1. In a standing mixer fitted with a whisk, mix together sugar and butter. Mix on low speed until well blended and then increase speed to medium and beat for another 3 minutes.
2. Add vanilla and cream and continue to beat on medium speed for 1 minute more, adding more cream if needed for spreading consistency.

Peanut Butter Frosting

I made this frosting to go on top of a chocolate cupcake. It is amazingly tasty!

Ingredients:


1/2 cup butter, room temperature
1 cup creamy peanut butter
3 cups confectioners' sugar
1/2 cup cream

Directions


1. In a large bowl, beat butter and peanut butter until light and fluffy. Slowly beat in 1/2 of the confectioner's sugar. Mix in 1/4 cup of the cream. Beat in the remaining sugar. If necessary, (it will be), add more cream until the frosting reaches a good spreading consistency.


Chocolate Cupcakes

I used to just make box cake and cupcakes, but decided to find and make both from scratch. I searched, searched and finally found a recipe each for vanilla, chocolate and red velvet cakes/cupcakes. I have tried each, and will post each separately.
With this chocolate recipe, I've used two different frosting's, which I will also post separately from the cakes. :)

Ingredients:


10 tablespoons butter, room temperature
1 1/4 cups white sugar
4 eggs
1/4 teaspoon almond extract
1 teaspoon vanilla extract
1 1/2 cups all-purpose flour
3/4 cup unsweetened cocoa powder
2 teaspoons baking powder
1/4 teaspoon salt
3/4 cup milk

Directions:


1. Preheat oven to 350 degrees F. Grease two muffin pans, or line with 24 paper baking cups.
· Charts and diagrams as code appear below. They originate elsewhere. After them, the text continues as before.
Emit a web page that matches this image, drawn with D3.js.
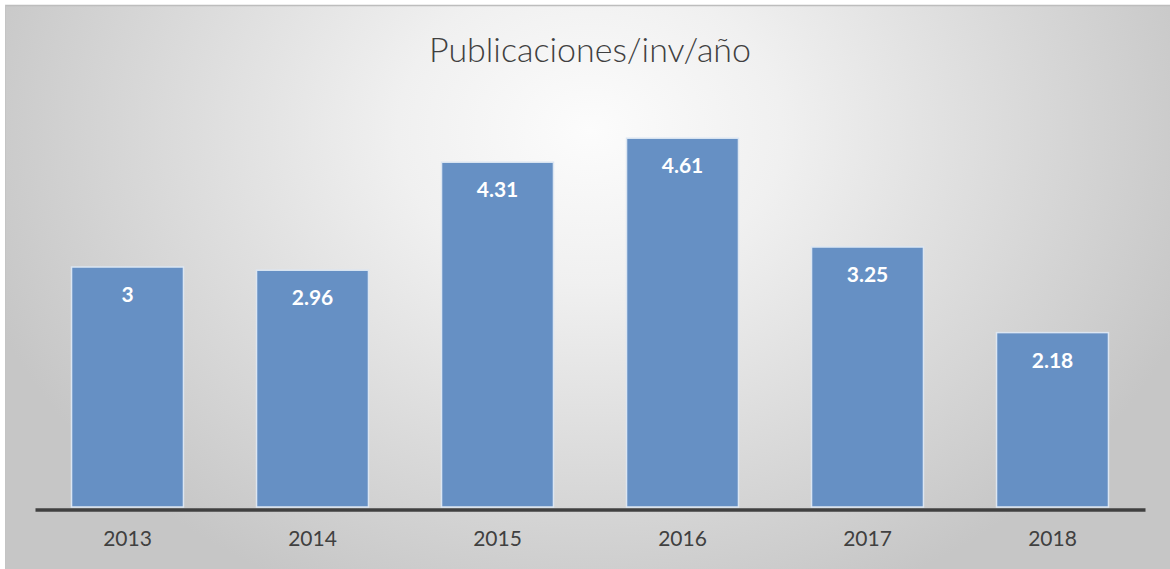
<!DOCTYPE html>
<html><head><meta charset="utf-8">
<script src="https://cdn.jsdelivr.net/npm/d3@7"></script>
<style>html,body{margin:0;padding:0;background:#fff;}svg{display:block;}</style>
</head><body>
<svg id="c" width="1170" height="569"></svg>
<script>
const title = "Publicaciones/inv/año";
const categories = ["2013","2014","2015","2016","2017","2018"];
const values = [3, 2.96, 4.31, 4.61, 3.25, 2.18];
const valueLabels = ["3","2.96","4.31","4.61","3.25","2.18"];

const W = 1170, H = 569;
const svg = d3.select("#c");
const defs = svg.append("defs");
const rg = defs.append("radialGradient").attr("id","bg")
  .attr("gradientUnits","userSpaceOnUse")
  .attr("cx",590).attr("cy",130).attr("r",640)
  .attr("gradientTransform","translate(590,130) scale(1,0.8) translate(-590,-130)");
rg.append("stop").attr("offset","0").attr("stop-color","#fcfcfc");
rg.append("stop").attr("offset","0.3").attr("stop-color","#f0f0f0");
rg.append("stop").attr("offset","1").attr("stop-color","#c6c6c6");

svg.append("rect").attr("x",5).attr("y",5).attr("width",W-5).attr("height",H-5).attr("fill","url(#bg)");
svg.append("line").attr("x1",5).attr("x2",W).attr("y1",5.5).attr("y2",5.5).attr("stroke","#bdbdbd").attr("stroke-width",1.5);
svg.append("line").attr("x1",5.5).attr("x2",5.5).attr("y1",5).attr("y2",H).attr("stroke","#c4c4c4").attr("stroke-width",1);

const x = d3.scaleBand().domain(categories).range([35,1145]).paddingInner(0.395).paddingOuter(0.1975);
const y = d3.scaleLinear().domain([0,5]).range([507,107]);

svg.append("text").attr("x",590).attr("y",62).attr("text-anchor","middle")
  .attr("font-family","Lato, 'Open Sans', sans-serif").attr("font-weight",300).attr("font-size",34).attr("fill","#404040")
  .text(title);

const g = svg.append("g");
g.selectAll("rect.bar").data(values).join("rect").attr("class","bar")
  .attr("x",(d,i)=>x(categories[i])).attr("width",x.bandwidth())
  .attr("y",d=>y(d)).attr("height",d=>y(0)-y(d))
  .attr("fill","#6690c4").attr("stroke","#dce6f2").attr("stroke-width",1.5);

g.selectAll("text.val").data(values).join("text").attr("class","val")
  .attr("x",(d,i)=>x(categories[i])+x.bandwidth()/2).attr("y",d=>y(d)+35)
  .attr("text-anchor","middle").attr("font-family","Lato, 'Open Sans', sans-serif")
  .attr("font-weight","bold").attr("font-size",21).attr("fill","#ffffff")
  .text((d,i)=>valueLabels[i]);

const axis = d3.axisBottom(x).tickSize(0).tickPadding(22);
const ax = svg.append("g").attr("transform","translate(0,509.5)").call(axis);
ax.select(".domain").attr("stroke","#404040").attr("stroke-width",3.5);
ax.selectAll(".tick text").attr("font-family","Lato, 'Open Sans', sans-serif").attr("font-size",21).attr("fill","#404040");
</script>
</body></html>
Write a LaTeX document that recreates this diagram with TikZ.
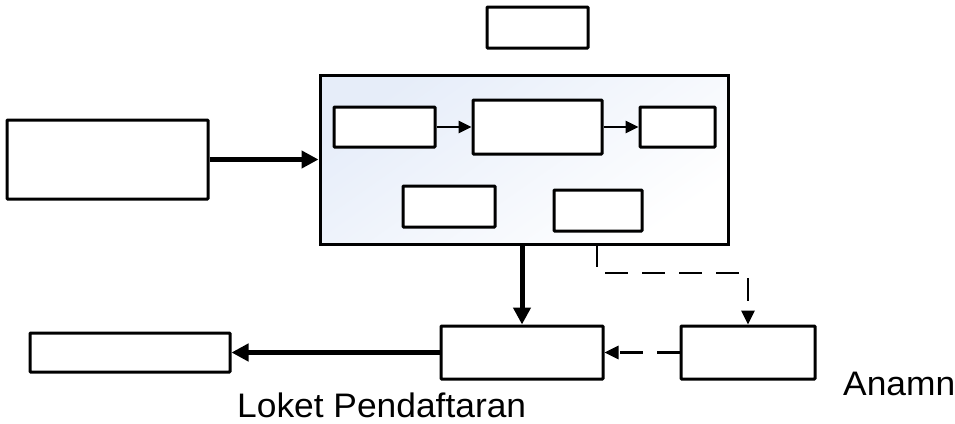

2. In a medium bowl, beat the butter and sugar with an electric mixer until light and fluffy.
3. Mix in the eggs, almond extract and vanilla.
4. Combine the flour, cocoa, baking powder and salt; stir into the batter, alternating with the milk, just until blended. Spoon the batter into the prepared cup, dividing evenly. (Sorry, slacked on the pictures!)
5. Bake in the preheated oven until the tops spring back when lightly pressed, 20 to 25 minutes.
6. Cool in the pan set over a wire rack. When cool, arrange the cupcakes on a serving platter. Frost with your favorite frosting.